In 1984 Clarey made her European operatic debut singing in L'incoronazione di Poppea at the Glyndebourne Festival. Two years later, she returned to Glyndenbourne in Porgy and Bess as Serena. Clarey later spoke of the challenging nature of this role. She expressed respect and admiration for early African-American opera singer Ruby Elzy, who originated the role in 1935 with a demanding weekly performance schedule. "Serena's music is so difficult to sing," Clarey said, "and when you have to act the role too it's overwhelming. ... I can't imagine having to do a role and an opera this difficult, and then have to perform in them eight times a week".

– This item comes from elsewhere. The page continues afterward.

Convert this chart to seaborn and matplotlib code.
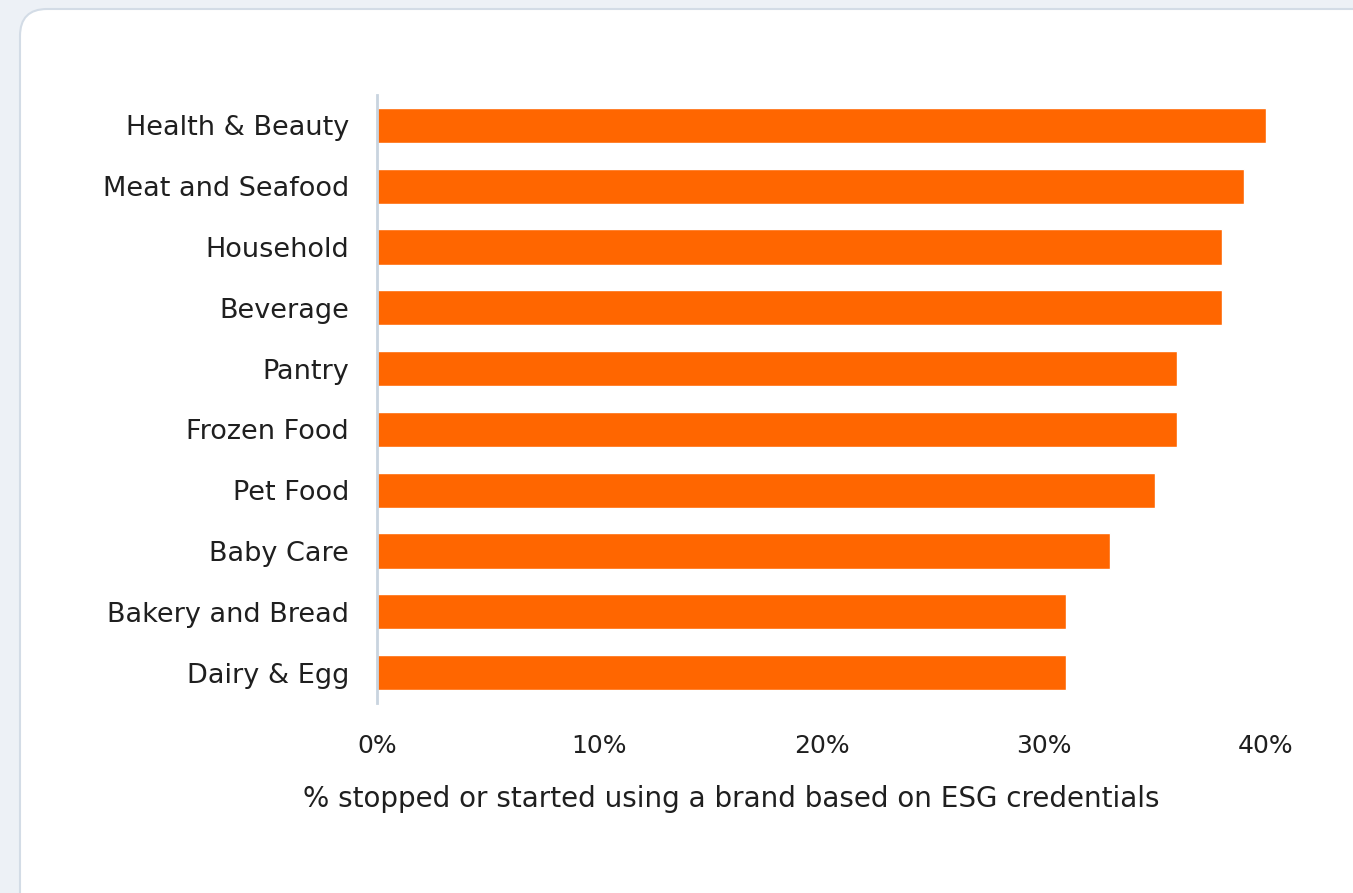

Clarey is featured on a recording of the Glyndenbourne cast of Porgy and Bess, with Simon Rattle conducting the London Philharmonic. This 1989 release was nominated for a Grammy Award and is considered one of the best classically oriented recordings of the opera.

Clarey also performed with the Royal Opera House in London, the Opéra-Comique (Paris), the Deutsche Oper Berlin, the Bayerische Staatsoper (Bavarian State Opera, Munich), the Teatro Municipale (Reggio Emilia), the Teatro Real (Madrid), the Theatro Municipal (Rio de Janeiro), the Teatro Nacional de Sao Carlos, the Toronto Opera and the CAPAB Opera (Cape Town). She has performed for numerous opera festivals including the Wexford Festival Opera, the Aix-en-Provence Festival and the Bregenz Festival.

===Concert performance===
In addition to opera, Clarey has established herself as a concert performer. She has sung with major orchestras such as the Chicago Symphony, the BBC Symphony Orchestra, the Boston Symphony, the Toronto Symphony, the Royal Scottish National Orchestra, the Berlin Philharmonic, the Vienna Philharmonic, the Los Angeles Philharmonic, and the New York Philharmonic.

As her voice matured with age, Clarey found that her vocal range had dropped "about an octave." After quitting singing for a bit, she moved to Chicago and discovered cabaret. She began performing in the cabaret style, saying, "Opera is more technically difficult for a singer, but cabaret is up close and personal. There’s nowhere to hide! ... It really feels like home".

===Music education===
Clarey joined the Roosevelt University faculty in 2008, teaching voice and performance at the Chicago College of Performing Arts there. She has also been a guest professor at Indiana University Bloomington.